> [Stated task]:
Reproduce the data below in full and exclude every picture.

> [Dataset section]:
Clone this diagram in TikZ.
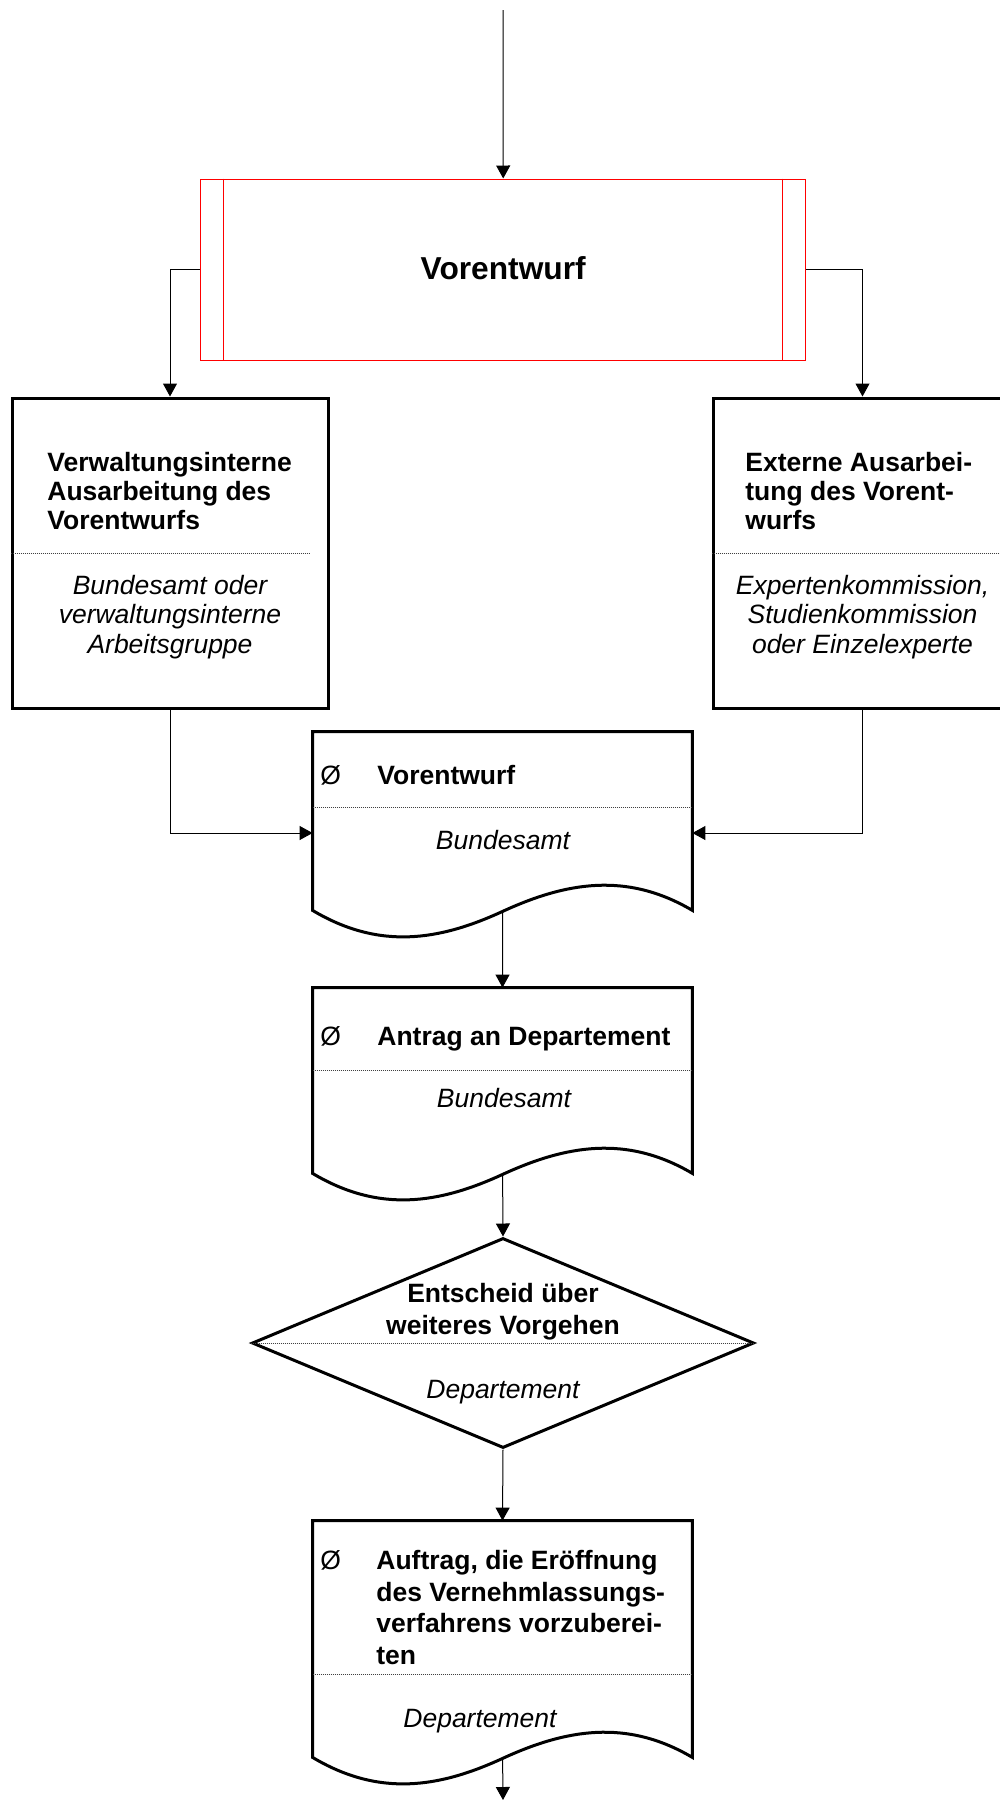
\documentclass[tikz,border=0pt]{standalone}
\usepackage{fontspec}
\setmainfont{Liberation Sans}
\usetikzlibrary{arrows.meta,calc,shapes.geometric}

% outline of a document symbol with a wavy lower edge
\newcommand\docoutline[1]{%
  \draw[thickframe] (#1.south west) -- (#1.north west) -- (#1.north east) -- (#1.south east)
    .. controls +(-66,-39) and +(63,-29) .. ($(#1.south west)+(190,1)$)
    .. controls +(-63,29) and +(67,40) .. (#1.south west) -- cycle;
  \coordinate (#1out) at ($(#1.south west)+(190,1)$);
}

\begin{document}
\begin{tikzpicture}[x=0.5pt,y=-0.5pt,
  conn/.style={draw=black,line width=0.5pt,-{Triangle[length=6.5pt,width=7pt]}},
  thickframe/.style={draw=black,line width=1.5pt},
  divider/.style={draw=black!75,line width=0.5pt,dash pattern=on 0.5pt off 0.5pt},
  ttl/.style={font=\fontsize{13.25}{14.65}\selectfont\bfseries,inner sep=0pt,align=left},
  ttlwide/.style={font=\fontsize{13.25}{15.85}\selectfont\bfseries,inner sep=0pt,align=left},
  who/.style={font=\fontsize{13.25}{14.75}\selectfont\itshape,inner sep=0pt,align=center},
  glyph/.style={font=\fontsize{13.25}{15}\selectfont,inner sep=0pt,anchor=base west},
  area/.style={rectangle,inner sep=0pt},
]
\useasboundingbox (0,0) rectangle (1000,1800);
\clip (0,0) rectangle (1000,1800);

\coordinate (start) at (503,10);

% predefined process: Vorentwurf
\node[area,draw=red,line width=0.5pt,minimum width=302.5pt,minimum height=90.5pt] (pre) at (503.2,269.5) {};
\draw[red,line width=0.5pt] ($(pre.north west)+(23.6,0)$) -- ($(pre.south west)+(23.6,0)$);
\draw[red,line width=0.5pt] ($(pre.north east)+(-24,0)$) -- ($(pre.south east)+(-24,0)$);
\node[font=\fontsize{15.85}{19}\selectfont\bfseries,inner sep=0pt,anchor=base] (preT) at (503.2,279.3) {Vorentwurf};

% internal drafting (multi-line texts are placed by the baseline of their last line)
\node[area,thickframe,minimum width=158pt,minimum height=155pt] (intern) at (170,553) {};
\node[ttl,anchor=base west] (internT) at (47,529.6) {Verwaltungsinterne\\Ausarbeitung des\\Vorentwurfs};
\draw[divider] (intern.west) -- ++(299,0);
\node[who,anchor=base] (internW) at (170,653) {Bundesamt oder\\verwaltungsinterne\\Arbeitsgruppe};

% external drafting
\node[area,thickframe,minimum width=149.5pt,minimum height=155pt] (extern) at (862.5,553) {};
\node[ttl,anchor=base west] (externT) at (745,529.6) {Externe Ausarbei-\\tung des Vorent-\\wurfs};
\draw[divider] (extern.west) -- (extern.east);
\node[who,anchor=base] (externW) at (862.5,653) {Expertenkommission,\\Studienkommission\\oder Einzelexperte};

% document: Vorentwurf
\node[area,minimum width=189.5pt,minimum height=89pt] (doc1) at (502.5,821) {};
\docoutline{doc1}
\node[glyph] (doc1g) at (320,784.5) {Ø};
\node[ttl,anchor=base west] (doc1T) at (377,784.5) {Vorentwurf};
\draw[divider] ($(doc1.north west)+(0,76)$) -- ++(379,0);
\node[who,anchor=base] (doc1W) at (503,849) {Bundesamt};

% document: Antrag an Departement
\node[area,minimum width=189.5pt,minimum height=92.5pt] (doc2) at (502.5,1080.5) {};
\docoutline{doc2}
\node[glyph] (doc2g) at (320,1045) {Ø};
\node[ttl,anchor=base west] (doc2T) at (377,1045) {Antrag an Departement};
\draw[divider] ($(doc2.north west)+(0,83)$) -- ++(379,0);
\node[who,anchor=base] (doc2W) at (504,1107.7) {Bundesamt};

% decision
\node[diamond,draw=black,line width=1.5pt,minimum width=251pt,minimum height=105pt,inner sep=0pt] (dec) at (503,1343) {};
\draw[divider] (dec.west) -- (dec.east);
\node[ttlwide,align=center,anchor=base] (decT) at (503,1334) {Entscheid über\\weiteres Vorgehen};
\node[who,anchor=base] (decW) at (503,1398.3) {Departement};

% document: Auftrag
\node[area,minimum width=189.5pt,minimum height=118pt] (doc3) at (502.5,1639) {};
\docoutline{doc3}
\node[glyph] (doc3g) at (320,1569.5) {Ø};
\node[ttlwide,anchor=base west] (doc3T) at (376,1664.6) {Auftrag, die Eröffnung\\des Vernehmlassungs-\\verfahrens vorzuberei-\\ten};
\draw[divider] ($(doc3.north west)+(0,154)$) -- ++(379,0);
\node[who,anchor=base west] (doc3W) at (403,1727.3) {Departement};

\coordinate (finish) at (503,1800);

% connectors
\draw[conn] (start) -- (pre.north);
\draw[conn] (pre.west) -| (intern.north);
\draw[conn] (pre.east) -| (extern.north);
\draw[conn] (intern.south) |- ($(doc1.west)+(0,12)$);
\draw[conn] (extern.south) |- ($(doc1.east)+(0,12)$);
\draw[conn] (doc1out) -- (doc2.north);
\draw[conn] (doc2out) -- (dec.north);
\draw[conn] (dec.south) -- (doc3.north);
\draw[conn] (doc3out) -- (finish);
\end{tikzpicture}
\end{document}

> [Full output]:
Clone this diagram in TikZ.
\documentclass[tikz,border=0pt]{standalone}
\usepackage{fontspec}
\setmainfont{Liberation Sans}
\usetikzlibrary{arrows.meta,calc,shapes.geometric}

% outline of a document symbol with a wavy lower edge
\newcommand\docoutline[1]{%
  \draw[thickframe] (#1.south west) -- (#1.north west) -- (#1.north east) -- (#1.south east)
    .. controls +(-66,-39) and +(63,-29) .. ($(#1.south west)+(190,1)$)
    .. controls +(-63,29) and +(67,40) .. (#1.south west) -- cycle;
  \coordinate (#1out) at ($(#1.south west)+(190,1)$);
}

\begin{document}
\begin{tikzpicture}[x=0.5pt,y=-0.5pt,
  conn/.style={draw=black,line width=0.5pt,-{Triangle[length=6.5pt,width=7pt]}},
  thickframe/.style={draw=black,line width=1.5pt},
  divider/.style={draw=black!75,line width=0.5pt,dash pattern=on 0.5pt off 0.5pt},
  ttl/.style={font=\fontsize{13.25}{14.65}\selectfont\bfseries,inner sep=0pt,align=left},
  ttlwide/.style={font=\fontsize{13.25}{15.85}\selectfont\bfseries,inner sep=0pt,align=left},
  who/.style={font=\fontsize{13.25}{14.75}\selectfont\itshape,inner sep=0pt,align=center},
  glyph/.style={font=\fontsize{13.25}{15}\selectfont,inner sep=0pt,anchor=base west},
  area/.style={rectangle,inner sep=0pt},
]
\useasboundingbox (0,0) rectangle (1000,1800);
\clip (0,0) rectangle (1000,1800);

\coordinate (start) at (503,10);

% predefined process: Vorentwurf
\node[area,draw=red,line width=0.5pt,minimum width=302.5pt,minimum height=90.5pt] (pre) at (503.2,269.5) {};
\draw[red,line width=0.5pt] ($(pre.north west)+(23.6,0)$) -- ($(pre.south west)+(23.6,0)$);
\draw[red,line width=0.5pt] ($(pre.north east)+(-24,0)$) -- ($(pre.south east)+(-24,0)$);
\node[font=\fontsize{15.85}{19}\selectfont\bfseries,inner sep=0pt,anchor=base] (preT) at (503.2,279.3) {Vorentwurf};

% internal drafting (multi-line texts are placed by the baseline of their last line)
\node[area,thickframe,minimum width=158pt,minimum height=155pt] (intern) at (170,553) {};
\node[ttl,anchor=base west] (internT) at (47,529.6) {Verwaltungsinterne\\Ausarbeitung des\\Vorentwurfs};
\draw[divider] (intern.west) -- ++(299,0);
\node[who,anchor=base] (internW) at (170,653) {Bundesamt oder\\verwaltungsinterne\\Arbeitsgruppe};

% external drafting
\node[area,thickframe,minimum width=149.5pt,minimum height=155pt] (extern) at (862.5,553) {};
\node[ttl,anchor=base west] (externT) at (745,529.6) {Externe Ausarbei-\\tung des Vorent-\\wurfs};
\draw[divider] (extern.west) -- (extern.east);
\node[who,anchor=base] (externW) at (862.5,653) {Expertenkommission,\\Studienkommission\\oder Einzelexperte};

% document: Vorentwurf
\node[area,minimum width=189.5pt,minimum height=89pt] (doc1) at (502.5,821) {};
\docoutline{doc1}
\node[glyph] (doc1g) at (320,784.5) {Ø};
\node[ttl,anchor=base west] (doc1T) at (377,784.5) {Vorentwurf};
\draw[divider] ($(doc1.north west)+(0,76)$) -- ++(379,0);
\node[who,anchor=base] (doc1W) at (503,849) {Bundesamt};

% document: Antrag an Departement
\node[area,minimum width=189.5pt,minimum height=92.5pt] (doc2) at (502.5,1080.5) {};
\docoutline{doc2}
\node[glyph] (doc2g) at (320,1045) {Ø};
\node[ttl,anchor=base west] (doc2T) at (377,1045) {Antrag an Departement};
\draw[divider] ($(doc2.north west)+(0,83)$) -- ++(379,0);
\node[who,anchor=base] (doc2W) at (504,1107.7) {Bundesamt};

% decision
\node[diamond,draw=black,line width=1.5pt,minimum width=251pt,minimum height=105pt,inner sep=0pt] (dec) at (503,1343) {};
\draw[divider] (dec.west) -- (dec.east);
\node[ttlwide,align=center,anchor=base] (decT) at (503,1334) {Entscheid über\\weiteres Vorgehen};
\node[who,anchor=base] (decW) at (503,1398.3) {Departement};

% document: Auftrag
\node[area,minimum width=189.5pt,minimum height=118pt] (doc3) at (502.5,1639) {};
\docoutline{doc3}
\node[glyph] (doc3g) at (320,1569.5) {Ø};
\node[ttlwide,anchor=base west] (doc3T) at (376,1664.6) {Auftrag, die Eröffnung\\des Vernehmlassungs-\\verfahrens vorzuberei-\\ten};
\draw[divider] ($(doc3.north west)+(0,154)$) -- ++(379,0);
\node[who,anchor=base west] (doc3W) at (403,1727.3) {Departement};

\coordinate (finish) at (503,1800);

% connectors
\draw[conn] (start) -- (pre.north);
\draw[conn] (pre.west) -| (intern.north);
\draw[conn] (pre.east) -| (extern.north);
\draw[conn] (intern.south) |- ($(doc1.west)+(0,12)$);
\draw[conn] (extern.south) |- ($(doc1.east)+(0,12)$);
\draw[conn] (doc1out) -- (doc2.north);
\draw[conn] (doc2out) -- (dec.north);
\draw[conn] (dec.south) -- (doc3.north);
\draw[conn] (doc3out) -- (finish);
\end{tikzpicture}
\end{document}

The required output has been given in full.